Two months after the First Circuit denied a petition for rehearing en banc, the Administrative Review Board (ARB) of the U.S. Department of Labor reached the opposite conclusion in Spinner v. David Landau & Associates, LLC.2 The ARB explicitly declined to follow the First Circuit’s reasoning in Lawson and held that employees of private companies who “provide SOX compliance services to publicly traded corporations[ ] are covered as employees of contractors under [§ 1514A].3

Given the split between the First Circuit and the ARB, the Supreme Court granted cert to define the scope of § 1514(A)’s “protected class.”4

Writing for the Court, Justice Ginsburg held that the statutory text and “common sense” both supported the plaintiffs’ reading of § 1514A to mean that “[n]o . . . contractor . . . may . . . discriminate against [its own] employee [for whistleblowing].”5 Because “[c]ontractors are not ordinarily positioned to take adverse actions against employees of the public company with whom they contract,” the Court reasoned that a contrary interpretation of the statute “would shrink to insignificance the provision’s ban on retaliation by contractors.”6

The Court’s holding in Lawson considerably expands the reach of SOX’s anti-retaliation provision. Under the Court’s express reasoning, the “contractor” language of § 1514A protects not only “mutual fund advisers and managers” employed by private contractors of public funds but also “[l]egions of accountants and lawyers.”7

What is more, the Court declined the opportunity to exclude the “employees of public company officers and employees” from § 1514A’s scope. The Court thus acknowledged the “unlikely” possibility that “household employees” like “babysitters, nannies, [and] gardeners” could pursue retaliation claims under SOX.8

In dissent, Justice Sotomayor criticized the “stunning reach” of the majority’s interpretation.9 In her view, the Court’s acknowledgement of potential claims by household employees was tantamount to holding that § 1514A “encompasses any household employee of the millions of people who work for a public company and any employee of the hundreds of thousands of private businesses that contract to perform work for a public company.”10

Regardless of whether the dissenting minority’s fears are realized, this much is clear: Employers who perform services for public companies would do well to implement policies and safeguards designed to minimize their exposure to retaliation liability under SOX.

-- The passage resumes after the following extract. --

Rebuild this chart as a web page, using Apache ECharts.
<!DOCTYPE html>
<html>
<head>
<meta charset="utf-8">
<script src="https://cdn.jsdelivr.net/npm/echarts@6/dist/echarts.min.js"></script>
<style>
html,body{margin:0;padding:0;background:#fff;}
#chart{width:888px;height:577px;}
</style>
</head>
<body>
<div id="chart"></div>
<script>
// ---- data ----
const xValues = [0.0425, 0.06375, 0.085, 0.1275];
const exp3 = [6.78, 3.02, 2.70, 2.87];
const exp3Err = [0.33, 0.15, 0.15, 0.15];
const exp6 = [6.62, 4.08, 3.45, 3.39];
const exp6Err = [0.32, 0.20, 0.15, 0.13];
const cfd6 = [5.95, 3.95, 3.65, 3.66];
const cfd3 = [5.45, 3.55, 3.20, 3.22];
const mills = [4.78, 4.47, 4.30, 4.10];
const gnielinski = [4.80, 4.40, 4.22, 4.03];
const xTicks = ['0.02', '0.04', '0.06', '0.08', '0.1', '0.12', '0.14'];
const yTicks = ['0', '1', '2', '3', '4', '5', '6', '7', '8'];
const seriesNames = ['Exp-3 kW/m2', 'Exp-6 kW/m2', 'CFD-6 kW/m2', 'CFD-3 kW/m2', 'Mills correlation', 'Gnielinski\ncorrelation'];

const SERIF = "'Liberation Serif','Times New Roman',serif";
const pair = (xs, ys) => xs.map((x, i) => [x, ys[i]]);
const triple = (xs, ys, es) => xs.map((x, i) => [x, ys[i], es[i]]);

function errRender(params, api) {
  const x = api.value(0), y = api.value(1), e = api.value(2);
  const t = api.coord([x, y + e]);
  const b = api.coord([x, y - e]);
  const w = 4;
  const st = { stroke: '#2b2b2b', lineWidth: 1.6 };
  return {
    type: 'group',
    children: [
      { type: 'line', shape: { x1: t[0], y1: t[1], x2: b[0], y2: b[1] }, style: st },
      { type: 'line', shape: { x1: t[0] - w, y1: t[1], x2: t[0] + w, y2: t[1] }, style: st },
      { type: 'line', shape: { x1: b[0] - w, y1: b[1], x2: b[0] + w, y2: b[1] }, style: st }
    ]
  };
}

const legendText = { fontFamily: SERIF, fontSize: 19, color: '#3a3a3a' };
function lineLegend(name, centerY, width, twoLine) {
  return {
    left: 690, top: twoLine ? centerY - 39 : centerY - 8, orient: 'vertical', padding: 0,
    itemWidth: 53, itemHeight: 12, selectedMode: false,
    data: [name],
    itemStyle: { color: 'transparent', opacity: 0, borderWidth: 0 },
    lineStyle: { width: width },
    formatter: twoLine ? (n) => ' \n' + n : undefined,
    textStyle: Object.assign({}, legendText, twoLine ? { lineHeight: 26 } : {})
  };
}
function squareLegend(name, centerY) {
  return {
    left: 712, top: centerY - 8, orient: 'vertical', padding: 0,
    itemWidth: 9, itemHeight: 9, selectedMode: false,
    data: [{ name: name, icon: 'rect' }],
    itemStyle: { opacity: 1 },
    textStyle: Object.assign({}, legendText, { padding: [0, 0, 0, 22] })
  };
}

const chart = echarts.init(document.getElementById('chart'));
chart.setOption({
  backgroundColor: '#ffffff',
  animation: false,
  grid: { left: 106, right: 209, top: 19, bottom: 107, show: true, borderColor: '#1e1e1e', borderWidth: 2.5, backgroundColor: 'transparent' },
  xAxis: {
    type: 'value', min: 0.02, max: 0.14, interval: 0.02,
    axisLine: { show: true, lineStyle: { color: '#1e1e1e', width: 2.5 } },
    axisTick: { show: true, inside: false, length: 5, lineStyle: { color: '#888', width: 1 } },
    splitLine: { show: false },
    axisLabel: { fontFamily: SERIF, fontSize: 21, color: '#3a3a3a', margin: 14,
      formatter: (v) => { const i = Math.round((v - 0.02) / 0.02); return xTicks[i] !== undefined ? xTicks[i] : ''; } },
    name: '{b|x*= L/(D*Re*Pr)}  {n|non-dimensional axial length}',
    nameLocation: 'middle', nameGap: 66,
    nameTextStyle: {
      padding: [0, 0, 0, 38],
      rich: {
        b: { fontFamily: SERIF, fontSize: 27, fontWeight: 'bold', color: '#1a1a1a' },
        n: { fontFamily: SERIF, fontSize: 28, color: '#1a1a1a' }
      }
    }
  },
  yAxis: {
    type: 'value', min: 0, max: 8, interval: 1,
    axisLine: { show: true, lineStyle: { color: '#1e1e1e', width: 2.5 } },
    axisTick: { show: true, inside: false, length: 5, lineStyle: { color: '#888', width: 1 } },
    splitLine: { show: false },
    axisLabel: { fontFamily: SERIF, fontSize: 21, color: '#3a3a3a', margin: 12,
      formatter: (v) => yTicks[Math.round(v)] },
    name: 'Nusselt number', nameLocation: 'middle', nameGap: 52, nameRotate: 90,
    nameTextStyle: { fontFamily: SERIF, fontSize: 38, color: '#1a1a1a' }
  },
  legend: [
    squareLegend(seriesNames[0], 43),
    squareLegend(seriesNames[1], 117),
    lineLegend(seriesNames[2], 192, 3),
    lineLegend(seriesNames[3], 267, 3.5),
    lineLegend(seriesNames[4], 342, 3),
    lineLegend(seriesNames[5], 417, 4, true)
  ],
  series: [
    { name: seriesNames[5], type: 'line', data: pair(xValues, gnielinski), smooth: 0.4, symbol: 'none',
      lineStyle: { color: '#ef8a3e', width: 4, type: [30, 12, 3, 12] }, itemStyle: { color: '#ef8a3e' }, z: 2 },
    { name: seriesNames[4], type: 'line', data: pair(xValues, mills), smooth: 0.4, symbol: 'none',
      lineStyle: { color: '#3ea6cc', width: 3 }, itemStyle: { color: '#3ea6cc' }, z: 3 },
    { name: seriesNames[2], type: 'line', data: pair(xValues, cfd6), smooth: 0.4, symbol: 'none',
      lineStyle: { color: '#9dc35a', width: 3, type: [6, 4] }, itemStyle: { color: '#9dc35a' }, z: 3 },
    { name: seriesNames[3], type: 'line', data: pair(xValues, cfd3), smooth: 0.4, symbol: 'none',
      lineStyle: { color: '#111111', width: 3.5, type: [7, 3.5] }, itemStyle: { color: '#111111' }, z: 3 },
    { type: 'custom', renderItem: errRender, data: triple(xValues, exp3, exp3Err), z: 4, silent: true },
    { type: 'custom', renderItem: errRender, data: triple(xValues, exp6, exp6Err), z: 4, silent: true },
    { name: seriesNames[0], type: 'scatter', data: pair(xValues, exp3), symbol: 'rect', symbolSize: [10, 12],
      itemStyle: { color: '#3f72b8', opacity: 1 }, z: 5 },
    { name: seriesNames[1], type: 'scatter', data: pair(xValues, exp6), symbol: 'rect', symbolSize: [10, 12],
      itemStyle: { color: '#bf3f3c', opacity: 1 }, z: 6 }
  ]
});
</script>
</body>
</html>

1 18 U.S.C. § 1514A(a) (emphasis added). Although Congress amended this provision in 2010 to extend its protections to the employees of a public company’s subsidiaries and of nationally recognized statistical ratings organizations, the Court was not persuaded that this change indicated a lack of protection for contractor employees before 2010. Lawson v. FMR LLC, No. 12-3, slip op. at 24-27 (U.S. Mar. 4, 2014).

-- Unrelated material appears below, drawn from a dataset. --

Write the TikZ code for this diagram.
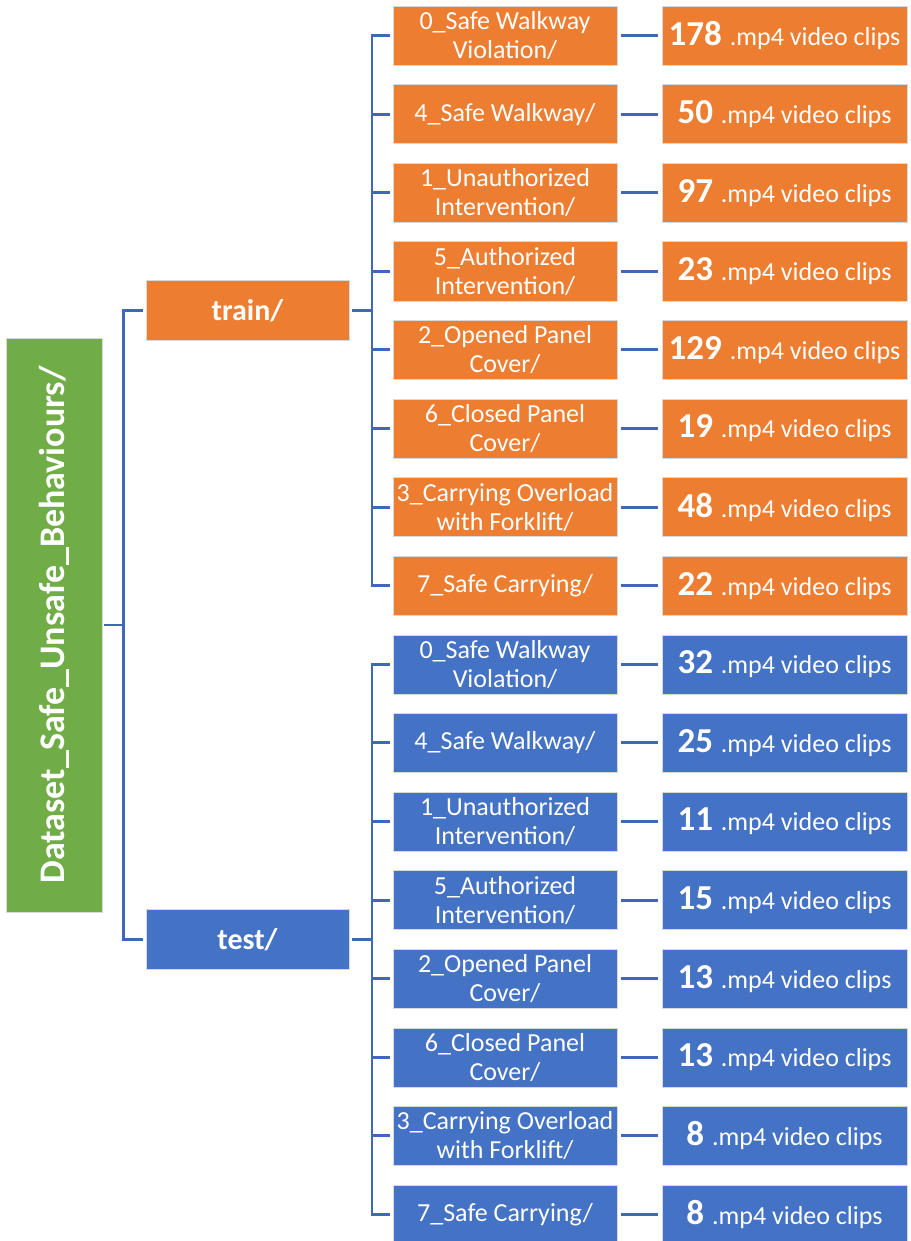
\documentclass[tikz,border=0pt]{standalone}
\usepackage{fontspec}
\setmainfont{Carlito}
\definecolor{orng}{HTML}{ED7D31}
\definecolor{blu}{HTML}{4472C4}
\definecolor{grn}{HTML}{70AD47}
\definecolor{lin}{HTML}{4168B8}
\begin{document}
\begin{tikzpicture}[x=1pt,y=-1pt,
  box/.style={draw=white!85!black, line width=0.6pt, text=white, inner sep=0pt, align=center},
  leaf/.style={box, minimum width=224, minimum height=59, font=\fontsize{26}{29}\selectfont},
  cnt/.style={box, minimum width=245, minimum height=59, font=\fontsize{26}{29}\selectfont},
  mid/.style={box, minimum width=203, minimum height=60, font=\fontsize{30}{32}\selectfont\bfseries},
  conn/.style={draw=lin, line width=2.9pt},
]
\useasboundingbox (0,0) rectangle (910,1241);
\newcommand{\num}[1]{{\fontsize{35}{35}\selectfont\bfseries #1 }}
% root
\node[box, fill=grn, minimum width=96, minimum height=574] (root) at (54,625) {};
\node[rotate=90, text=white, font=\fontsize{36}{36}\selectfont\bfseries] (roottext) at (root.center) {Dataset\_Safe\_Unsafe\_Behaviours/};
% mid
\node[mid, fill=orng] (train) at (247.5,310.5) {train/};
\node[mid, fill=blu] (test) at (247.5,939.5) {test/};
\coordinate (rootbus) at (123.5,625);
\draw[conn, shorten <=2] (root.east |- rootbus) -- (rootbus);
\draw[conn, shorten >=3] (rootbus) |- (train.west);
\draw[conn, shorten >=3] (rootbus) |- (test.west);
\coordinate (trainbus) at (372,310.5);
\coordinate (testbus) at (372,939.5);
\draw[conn, shorten <=3] (train.east) -- (trainbus);
\draw[conn, shorten <=3] (test.east) -- (testbus);
% leaves
\foreach \k/\lab/\n/\col/\bus in {
  0/{0\_Safe Walkway\\Violation/}/178/orng/trainbus,
  1/{4\_Safe Walkway/}/50/orng/trainbus,
  2/{1\_Unauthorized\\Intervention/}/97/orng/trainbus,
  3/{5\_Authorized\\Intervention/}/23/orng/trainbus,
  4/{2\_Opened Panel\\Cover/}/129/orng/trainbus,
  5/{6\_Closed Panel\\Cover/}/19/orng/trainbus,
  6/{3\_Carrying Overload\\with Forklift/}/48/orng/trainbus,
  7/{7\_Safe Carrying/}/22/orng/trainbus,
  8/{0\_Safe Walkway\\Violation/}/32/blu/testbus,
  9/{4\_Safe Walkway/}/25/blu/testbus,
  10/{1\_Unauthorized\\Intervention/}/11/blu/testbus,
  11/{5\_Authorized\\Intervention/}/15/blu/testbus,
  12/{2\_Opened Panel\\Cover/}/13/blu/testbus,
  13/{6\_Closed Panel\\Cover/}/13/blu/testbus,
  14/{3\_Carrying Overload\\with Forklift/}/8/blu/testbus,
  15/{7\_Safe Carrying/}/8/blu/testbus} {
  \pgfmathsetmacro{\yy}{35.5+78.6*\k}
  \node[leaf, fill=\col] (leaf\k) at (505,\yy) {\lab};
  \node[cnt, fill=\col] (cnt\k) at (784.5,\yy) {\num{\n}.mp4 video clips};
  \draw[conn, shorten >=3] (\bus) |- (leaf\k.west);
  \draw[conn, shorten <=4, shorten >=4] (leaf\k.east) -- (cnt\k.west);
}
\end{tikzpicture}
\end{document}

2 2012 WL 2073374, at *3 (May 31, 2012).

3 Id. at *4.

4 Lawson, No. 12-3, slip op. at 1.

5 Id. at 2 (alterations and brackets in original).

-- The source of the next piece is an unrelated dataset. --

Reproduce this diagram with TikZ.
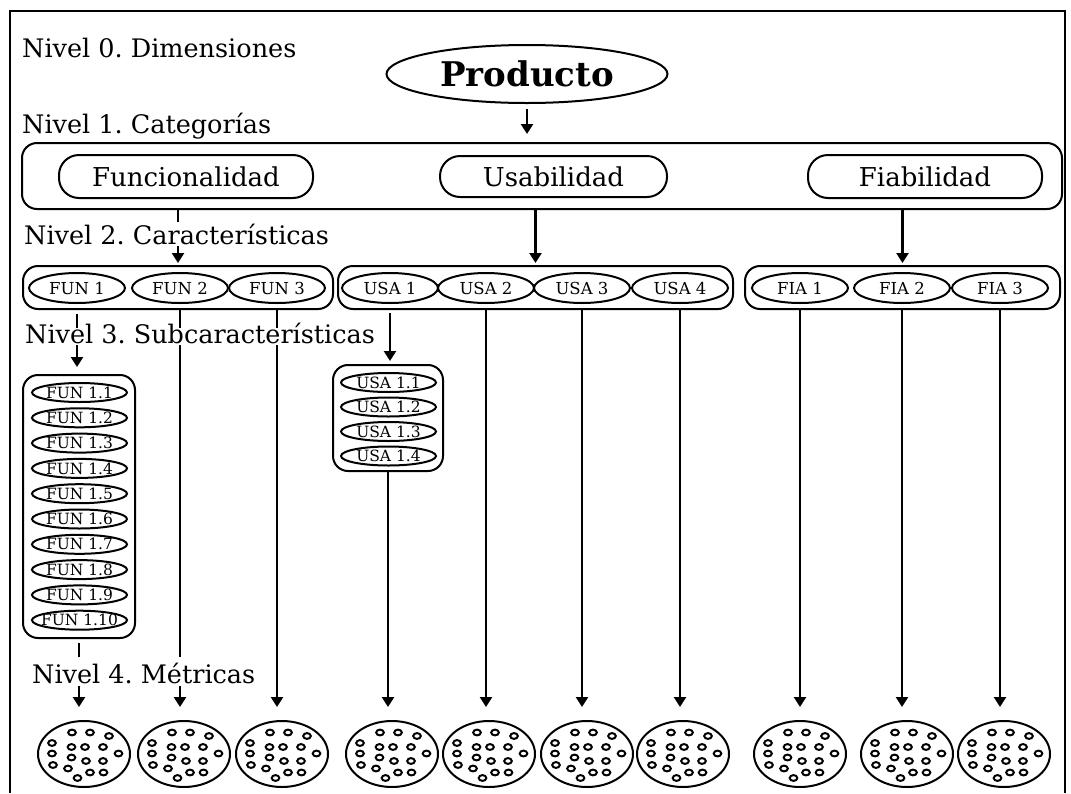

6 Id. at 10. Justice Ginsburg’s opinion bolstered this conclusion by noting that the 2000 Wendell H. Ford Aviation Investment and Reform Act for the 21st Century (AIR 21), 49 U.S.C. § 42121, on which Congress had purportedly modeled the SOX retaliation provision, has also “been read to protect employees of contractors covered by the provision.” Lawson, No. 12-3, slip op. at 28. This reasoning was not adopted by a majority of the Court, however, because it was rejected by Justices Scalia and Thomas in a separate concurring opinion. See id. (Scalia, J., concurring) at 2.

7 Id. (Ginsburg, J., for the Court) at 14.

8 Id. at 23.

9 Id. (Sotomayor, J., dissenting) at 2.

10 Id. at 1-2.

 

DISCLAIMER: Because of the generality of this update, the information provided herein may not be applicable in all situations and should not be acted upon without specific legal advice based on particular situations.